- [Information shown]

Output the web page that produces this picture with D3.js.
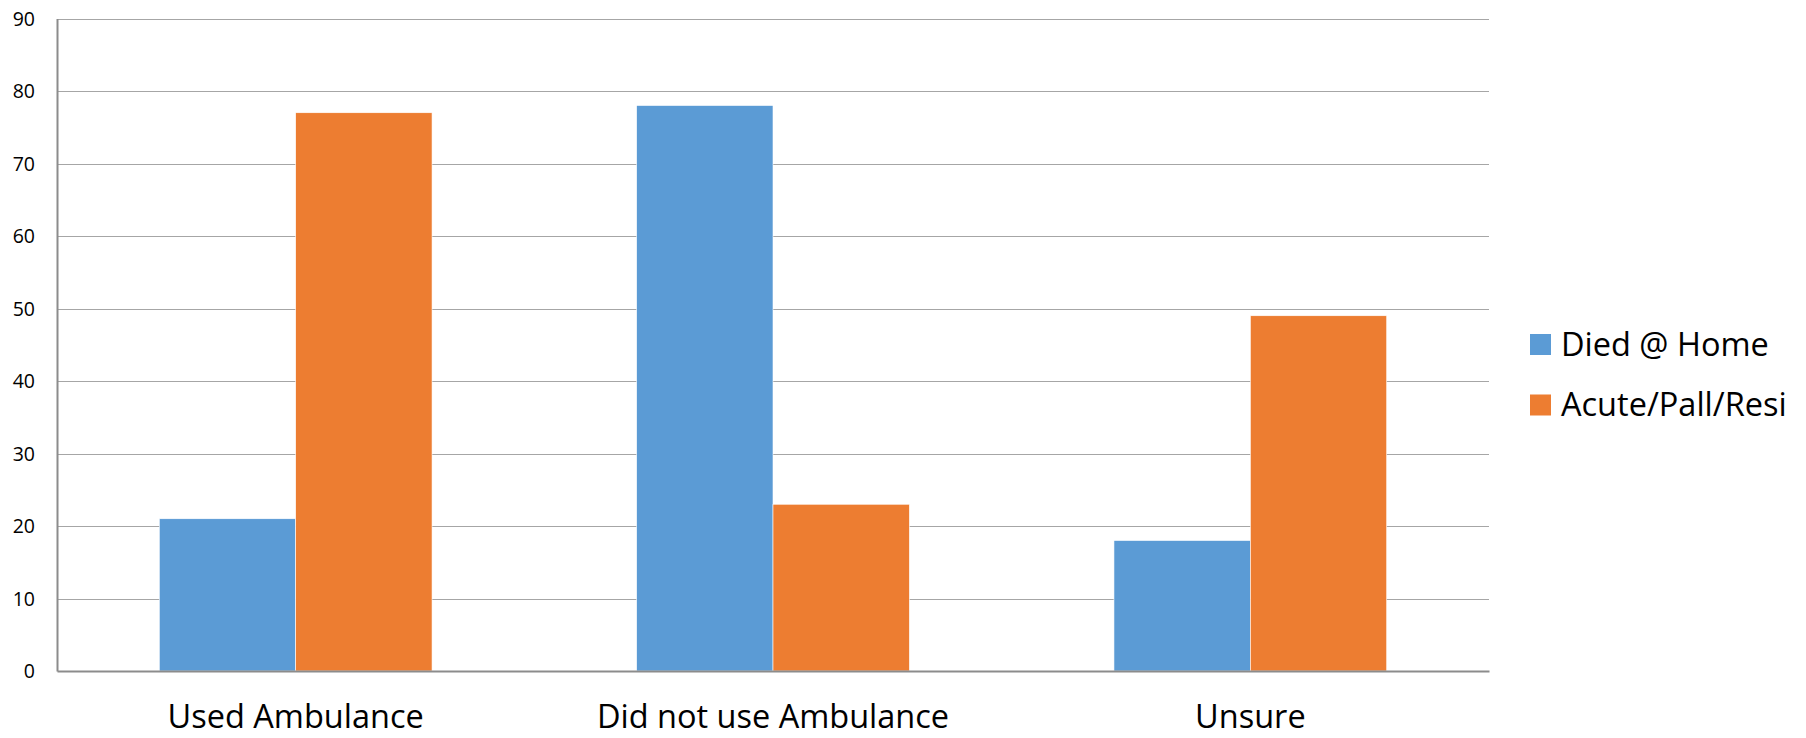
<!DOCTYPE html>
<html>
<head>
<meta charset="utf-8">
<script src="https://cdn.jsdelivr.net/npm/d3@7"></script>
<style>
  html, body { margin: 0; padding: 0; background: #fff; }
  svg { display: block; }
  text { font-family: "Open Sans", "DejaVu Sans", sans-serif; fill: #000; }
</style>
</head>
<body>
<svg id="chart" width="1806" height="738"></svg>
<script>
// Place of death by ambulance use
const categories = ["Used Ambulance", "Did not use Ambulance", "Unsure"];
const seriesNames = ["Died @ Home", "Acute/Pall/Resi"];
const diedAtHome = [21, 78, 18];
const acutePallResi = [77, 23, 49];
const yTicks = [0, 10, 20, 30, 40, 50, 60, 70, 80, 90];
const colors = ["#5B9BD5", "#ED7D31"];

const seriesValues = [diedAtHome, acutePallResi];
const rows = categories.map((c, i) => ({
  category: c,
  values: seriesNames.map((s, j) => ({ series: s, value: seriesValues[j][i], idx: j }))
}));

const svg = d3.select("#chart");
const margin = { left: 57, right: 317, top: 18.5, bottom: 67 };
const W = 1806, H = 738;
const x0 = margin.left, x1 = W - margin.right;
const yTop = margin.top, yBot = H - margin.bottom;

const x = d3.scaleBand().domain(categories).range([x0, x1]).paddingInner(0).paddingOuter(0);
// Bar width so that the gap between groups is 150% of one bar
const barW = x.bandwidth() / (2 + 1.5);
const xs = d3.scaleBand().domain(seriesNames)
  .range([0, barW * 2]);
const y = d3.scaleLinear().domain([0, 90]).range([yBot, yTop]);

// Horizontal gridlines
svg.append("g")
  .selectAll("line")
  .data(yTicks.filter(t => t > 0))
  .join("line")
  .attr("x1", x0).attr("x2", x1)
  .attr("y1", d => Math.round(y(d)) + 0.5).attr("y2", d => Math.round(y(d)) + 0.5)
  .attr("stroke", "#a6a6a6").attr("stroke-width", 1.2);

// Bars
const groups = svg.append("g")
  .selectAll("g")
  .data(rows)
  .join("g")
  .attr("transform", d => `translate(${x(d.category) + (x.bandwidth() - barW * 2) / 2},0)`);

groups.selectAll("rect")
  .data(d => d.values)
  .join("rect")
  .attr("x", d => xs(d.series))
  .attr("width", xs.bandwidth())
  .attr("y", d => y(d.value))
  .attr("height", d => y(0) - y(d.value))
  .attr("fill", d => colors[d.idx])
  .attr("stroke", "#fff")
  .attr("stroke-width", 0.6);

// Y axis
const yAxis = d3.axisLeft(y).tickValues(yTicks).tickSize(0).tickPadding(22);
const gy = svg.append("g").attr("transform", `translate(${x0},0)`).call(yAxis);
gy.select(".domain").attr("stroke", "#8c8c8c").attr("stroke-width", 2);
gy.selectAll("text").style("font-size", "19.5px").attr("dy", "0.35em");

// X axis
const xAxis = d3.axisBottom(x).tickSize(0).tickPadding(0);
const gx = svg.append("g").attr("transform", `translate(0,${yBot})`).call(xAxis);
gx.select(".domain").attr("stroke", "#8c8c8c").attr("stroke-width", 2);
gx.selectAll("text").style("font-size", "32.5px").attr("y", 57).attr("dy", 0);

// Legend
const legend = svg.append("g").attr("transform", "translate(1530,334)");
const li = legend.selectAll("g")
  .data(seriesNames)
  .join("g")
  .attr("transform", (d, i) => `translate(0,${i * 60.5})`);
li.append("rect").attr("width", 21).attr("height", 21).attr("fill", (d, i) => colors[i]);
li.append("text").attr("x", 31).attr("y", 21.5).style("font-size", "32.5px").text(d => d);
</script>
</body>
</html>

- [Set task]
Find each line holding "that". Copy it out.

- [Expected answer]
Output the web page that produces this picture with D3.js.
// Bar width so that the gap between groups is 150% of one bar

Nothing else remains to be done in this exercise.